Material:
□ □ □
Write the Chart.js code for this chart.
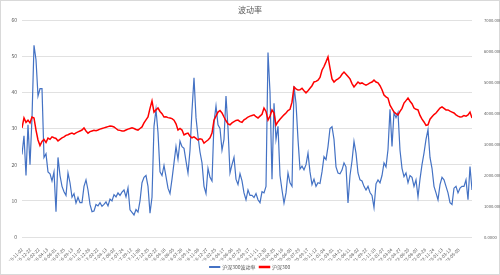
<!DOCTYPE html>
<html><head><meta charset="utf-8">
<script src="https://cdn.jsdelivr.net/npm/chart.js@4"></script>
<style>html,body{margin:0;padding:0;background:#fff}canvas{display:block}</style>
</head><body>
<canvas id="c" width="500" height="275"></canvas>
<script>
const xLabels = ['2015-11-02','2015-12-22','2016-02-22','2016-04-13','2016-06-01','2016-07-25','2016-09-13','2016-11-07','2016-12-26',
'2017-02-22','2017-04-13','2017-06-02','2017-07-24','2017-09-12','2017-11-06','2017-12-25',
'2018-02-22','2018-04-16','2018-06-05','2018-07-26','2018-09-14','2018-11-08','2018-12-27',
'2019-02-25','2019-04-17','2019-06-06','2019-07-29','2019-09-17','2019-11-11','2019-12-30',
'2020-02-25','2020-04-16','2020-06-08','2020-07-29','2020-09-17','2020-11-12',
'2021-01-04','2021-03-01','2021-04-21','2021-06-11','2021-08-02','2021-09-22','2021-11-18',
'2022-01-07','2022-03-04','2022-04-27','2022-06-20','2022-08-09','2022-09-28','2022-11-24',
'2023-01-13','2023-03-13','2023-05-05'];

const volatility = [
22.8,28,17,31,20,33,53,49,39,41,
41,22,23,18,17.5,15.5,18,7,22,17,
14,12.5,11.5,17.7,15,11,12,9.4,11,9.5,
9.5,14,15.8,13,9,7,7.2,9,8.6,9.5,
8.5,9,9.7,8.6,10.5,10,11.7,11.1,12.2,11.5,
12.4,13,11.1,13.6,7.5,6.8,6.1,7.6,6.9,10,
15,16.5,17,14,6.6,11,30.6,35.3,28.9,18,
17,19.8,16.7,13.5,12,16,20.5,25,21.5,26.5,
25,24.5,21,17.7,24,35,44,33,27.8,23.5,
20.5,14,12,19,16.5,15.5,31.7,36.2,31,30,
24,27,39,30,17.7,20,22,16,14.5,17.5,
15.5,12.2,10.3,13,11.5,11.5,10.9,12,10.3,9.5,
12.5,12.2,14,51,40,16,37,27,30.6,17,
13,9.4,12.2,17.7,15,14,41.7,37,27,18.8,
19.6,18.6,20,23.2,18,14.5,16,14,15,14.8,
18,22.2,21.4,25,30,30.5,27,19.4,17.7,17.5,
18.5,20.5,19.4,9.4,17,21,26.4,23.2,17.7,15.8,
15.5,14,13,14,12.3,11.5,8.1,14.7,15.8,15,
17,20.5,19.4,24.2,35.3,25,34.4,33,34.4,24,
19,16.7,17.7,15,17,16.5,14,15.8,11.1,16,
20,23.2,27,29.7,22,19,14,12.2,10.3,14.5,
16.5,15.8,14,12.2,9.5,9,13.5,14,12.2,13.5,
14,14,15.8,10.3,19.5,13];

const hs300 = [
3520,3840,3700,3770,3680,3870,3840,3450,3130,2950,
3080,3150,3050,3190,3150,3230,3200,3180,3100,3150,
3200,3230,3280,3300,3330,3350,3320,3360,3390,3420,
3450,3520,3420,3350,3400,3420,3440,3430,3450,3480,
3500,3520,3540,3560,3580,3570,3550,3500,3450,3440,
3420,3420,3450,3480,3500,3520,3500,3470,3450,3500,
3550,3680,3780,3870,4150,4390,4030,4100,4160,4050,
3980,3870,3880,3850,3840,3820,3770,3650,3450,3500,
3450,3290,3330,3350,3250,3200,3230,3180,3130,3170,
3150,3030,3080,3130,3200,3350,3770,3900,4030,4080,
4000,3870,3750,3650,3620,3680,3720,3760,3770,3720,
3700,3780,3820,3870,3900,3920,3940,3880,3840,3900,
3960,4160,4050,3770,3900,4100,4000,3610,3720,3800,
3870,3940,4000,4080,4120,4350,4840,4780,4740,4750,
4800,4720,4650,4720,4800,4880,5000,5020,5060,5150,
5380,5500,5650,5810,5450,5100,5000,5060,5100,5150,
5250,5320,5250,5180,5100,4950,4840,4920,5000,4950,
4970,4930,4900,4930,4970,5000,5060,5000,4970,4880,
4750,4580,4520,4480,4250,4140,4030,3980,3940,4050,
4150,4320,4400,4480,4380,4300,4160,4120,4100,3920,
3800,3710,3600,3620,3800,3880,3950,4000,4080,4160,
4200,4150,4100,4100,4060,4030,4000,3940,3900,3870,
3880,3920,3900,3940,4030,3840];

const seriesNames = ['沪深300波动率','沪深300'];
const F = "'Noto Sans CJK SC','Noto Sans',sans-serif";
const last = volatility.length - 1;
const tickStep = 4.2;

const frame = {
  id:'frame',
  beforeDraw(chart){
    const c = chart.ctx;
    c.save(); c.fillStyle='#fff'; c.fillRect(0,0,chart.width,chart.height);
    c.strokeStyle='#d9d9d9'; c.lineWidth=1; c.strokeRect(0.5,0.5,chart.width-1,chart.height-1);
    c.restore();
  }
};

new Chart(document.getElementById('c'), {
  type:'line',
  data:{
    datasets:[
      {label:seriesNames[0], data:volatility.map((v,i)=>({x:i,y:v})), yAxisID:'y',
       borderColor:'#4472C4', backgroundColor:'#4472C4', borderWidth:1.2, pointRadius:0, tension:0, order:1},
      {label:seriesNames[1], data:hs300.map((v,i)=>({x:i,y:v})), yAxisID:'y1',
       borderColor:'#FF0000', backgroundColor:'#FF0000', borderWidth:1.5, pointRadius:0, tension:0, order:0}
    ]
  },
  options:{
    responsive:false, animation:false, events:[],
    layout:{padding:{left:0,right:0,top:0,bottom:-4.5}},
    plugins:{
      title:{display:true,text:'波动率',color:'#595959',font:{size:8,family:F,weight:'normal'},padding:{top:5,bottom:5.4}},
      legend:{position:'bottom',labels:{font:{size:5,family:F},color:'#595959',boxWidth:10,boxHeight:1,padding:4,
        sort:(a,b)=>a.datasetIndex-b.datasetIndex}},
      tooltip:{enabled:false}
    },
    scales:{
      x:{type:'linear',min:0,max:last,
        grid:{display:false}, border:{display:false},
        afterBuildTicks:s=>{ s.ticks = xLabels.map((_,k)=>({value:k*tickStep})); },
        ticks:{autoSkip:false,maxRotation:45,minRotation:45,font:{size:4.5,family:F},color:'#595959',padding:2,
          callback:(v,i)=>xLabels[i]},
        afterFit:s=>{ s.height = 23.5; }
      },
      y:{position:'left',min:0,max:60,
        ticks:{stepSize:10,font:{size:5,family:F},color:'#595959',padding:5},
        grid:{color:'#d9d9d9',drawTicks:false,lineWidth:0.8}, border:{display:false},
        afterFit:s=>{ s.width = 22; }
      },
      y1:{position:'right',min:0,max:7000,
        ticks:{stepSize:1000,font:{size:4.2,family:F},color:'#595959',padding:4,callback:v=>Number(v).toFixed(4)},
        grid:{display:false}, border:{display:false},
        afterFit:s=>{ s.width = 28; }
      }
    }
  },
  plugins:[frame]
});
</script>
</body></html>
□ □ □
Repeat the listing verbatim. Skip the pictures.

Write the Chart.js code for this chart.
<!DOCTYPE html>
<html><head><meta charset="utf-8">
<script src="https://cdn.jsdelivr.net/npm/chart.js@4"></script>
<style>html,body{margin:0;padding:0;background:#fff}canvas{display:block}</style>
</head><body>
<canvas id="c" width="500" height="275"></canvas>
<script>
const xLabels = ['2015-11-02','2015-12-22','2016-02-22','2016-04-13','2016-06-01','2016-07-25','2016-09-13','2016-11-07','2016-12-26',
'2017-02-22','2017-04-13','2017-06-02','2017-07-24','2017-09-12','2017-11-06','2017-12-25',
'2018-02-22','2018-04-16','2018-06-05','2018-07-26','2018-09-14','2018-11-08','2018-12-27',
'2019-02-25','2019-04-17','2019-06-06','2019-07-29','2019-09-17','2019-11-11','2019-12-30',
'2020-02-25','2020-04-16','2020-06-08','2020-07-29','2020-09-17','2020-11-12',
'2021-01-04','2021-03-01','2021-04-21','2021-06-11','2021-08-02','2021-09-22','2021-11-18',
'2022-01-07','2022-03-04','2022-04-27','2022-06-20','2022-08-09','2022-09-28','2022-11-24',
'2023-01-13','2023-03-13','2023-05-05'];

const volatility = [
22.8,28,17,31,20,33,53,49,39,41,
41,22,23,18,17.5,15.5,18,7,22,17,
14,12.5,11.5,17.7,15,11,12,9.4,11,9.5,
9.5,14,15.8,13,9,7,7.2,9,8.6,9.5,
8.5,9,9.7,8.6,10.5,10,11.7,11.1,12.2,11.5,
12.4,13,11.1,13.6,7.5,6.8,6.1,7.6,6.9,10,
15,16.5,17,14,6.6,11,30.6,35.3,28.9,18,
17,19.8,16.7,13.5,12,16,20.5,25,21.5,26.5,
25,24.5,21,17.7,24,35,44,33,27.8,23.5,
20.5,14,12,19,16.5,15.5,31.7,36.2,31,30,
24,27,39,30,17.7,20,22,16,14.5,17.5,
15.5,12.2,10.3,13,11.5,11.5,10.9,12,10.3,9.5,
12.5,12.2,14,51,40,16,37,27,30.6,17,
13,9.4,12.2,17.7,15,14,41.7,37,27,18.8,
19.6,18.6,20,23.2,18,14.5,16,14,15,14.8,
18,22.2,21.4,25,30,30.5,27,19.4,17.7,17.5,
18.5,20.5,19.4,9.4,17,21,26.4,23.2,17.7,15.8,
15.5,14,13,14,12.3,11.5,8.1,14.7,15.8,15,
17,20.5,19.4,24.2,35.3,25,34.4,33,34.4,24,
19,16.7,17.7,15,17,16.5,14,15.8,11.1,16,
20,23.2,27,29.7,22,19,14,12.2,10.3,14.5,
16.5,15.8,14,12.2,9.5,9,13.5,14,12.2,13.5,
14,14,15.8,10.3,19.5,13];

const hs300 = [
3520,3840,3700,3770,3680,3870,3840,3450,3130,2950,
3080,3150,3050,3190,3150,3230,3200,3180,3100,3150,
3200,3230,3280,3300,3330,3350,3320,3360,3390,3420,
3450,3520,3420,3350,3400,3420,3440,3430,3450,3480,
3500,3520,3540,3560,3580,3570,3550,3500,3450,3440,
3420,3420,3450,3480,3500,3520,3500,3470,3450,3500,
3550,3680,3780,3870,4150,4390,4030,4100,4160,4050,
3980,3870,3880,3850,3840,3820,3770,3650,3450,3500,
3450,3290,3330,3350,3250,3200,3230,3180,3130,3170,
3150,3030,3080,3130,3200,3350,3770,3900,4030,4080,
4000,3870,3750,3650,3620,3680,3720,3760,3770,3720,
3700,3780,3820,3870,3900,3920,3940,3880,3840,3900,
3960,4160,4050,3770,3900,4100,4000,3610,3720,3800,
3870,3940,4000,4080,4120,4350,4840,4780,4740,4750,
4800,4720,4650,4720,4800,4880,5000,5020,5060,5150,
5380,5500,5650,5810,5450,5100,5000,5060,5100,5150,
5250,5320,5250,5180,5100,4950,4840,4920,5000,4950,
4970,4930,4900,4930,4970,5000,5060,5000,4970,4880,
4750,4580,4520,4480,4250,4140,4030,3980,3940,4050,
4150,4320,4400,4480,4380,4300,4160,4120,4100,3920,
3800,3710,3600,3620,3800,3880,3950,4000,4080,4160,
4200,4150,4100,4100,4060,4030,4000,3940,3900,3870,
3880,3920,3900,3940,4030,3840];

const seriesNames = ['沪深300波动率','沪深300'];
const F = "'Noto Sans CJK SC','Noto Sans',sans-serif";
const last = volatility.length - 1;
const tickStep = 4.2;

const frame = {
  id:'frame',
  beforeDraw(chart){
    const c = chart.ctx;
    c.save(); c.fillStyle='#fff'; c.fillRect(0,0,chart.width,chart.height);
    c.strokeStyle='#d9d9d9'; c.lineWidth=1; c.strokeRect(0.5,0.5,chart.width-1,chart.height-1);
    c.restore();
  }
};

new Chart(document.getElementById('c'), {
  type:'line',
  data:{
    datasets:[
      {label:seriesNames[0], data:volatility.map((v,i)=>({x:i,y:v})), yAxisID:'y',
       borderColor:'#4472C4', backgroundColor:'#4472C4', borderWidth:1.2, pointRadius:0, tension:0, order:1},
      {label:seriesNames[1], data:hs300.map((v,i)=>({x:i,y:v})), yAxisID:'y1',
       borderColor:'#FF0000', backgroundColor:'#FF0000', borderWidth:1.5, pointRadius:0, tension:0, order:0}
    ]
  },
  options:{
    responsive:false, animation:false, events:[],
    layout:{padding:{left:0,right:0,top:0,bottom:-4.5}},
    plugins:{
      title:{display:true,text:'波动率',color:'#595959',font:{size:8,family:F,weight:'normal'},padding:{top:5,bottom:5.4}},
      legend:{position:'bottom',labels:{font:{size:5,family:F},color:'#595959',boxWidth:10,boxHeight:1,padding:4,
        sort:(a,b)=>a.datasetIndex-b.datasetIndex}},
      tooltip:{enabled:false}
    },
    scales:{
      x:{type:'linear',min:0,max:last,
        grid:{display:false}, border:{display:false},
        afterBuildTicks:s=>{ s.ticks = xLabels.map((_,k)=>({value:k*tickStep})); },
        ticks:{autoSkip:false,maxRotation:45,minRotation:45,font:{size:4.5,family:F},color:'#595959',padding:2,
          callback:(v,i)=>xLabels[i]},
        afterFit:s=>{ s.height = 23.5; }
      },
      y:{position:'left',min:0,max:60,
        ticks:{stepSize:10,font:{size:5,family:F},color:'#595959',padding:5},
        grid:{color:'#d9d9d9',drawTicks:false,lineWidth:0.8}, border:{display:false},
        afterFit:s=>{ s.width = 22; }
      },
      y1:{position:'right',min:0,max:7000,
        ticks:{stepSize:1000,font:{size:4.2,family:F},color:'#595959',padding:4,callback:v=>Number(v).toFixed(4)},
        grid:{display:false}, border:{display:false},
        afterFit:s=>{ s.width = 28; }
      }
    }
  },
  plugins:[frame]
});
</script>
</body></html>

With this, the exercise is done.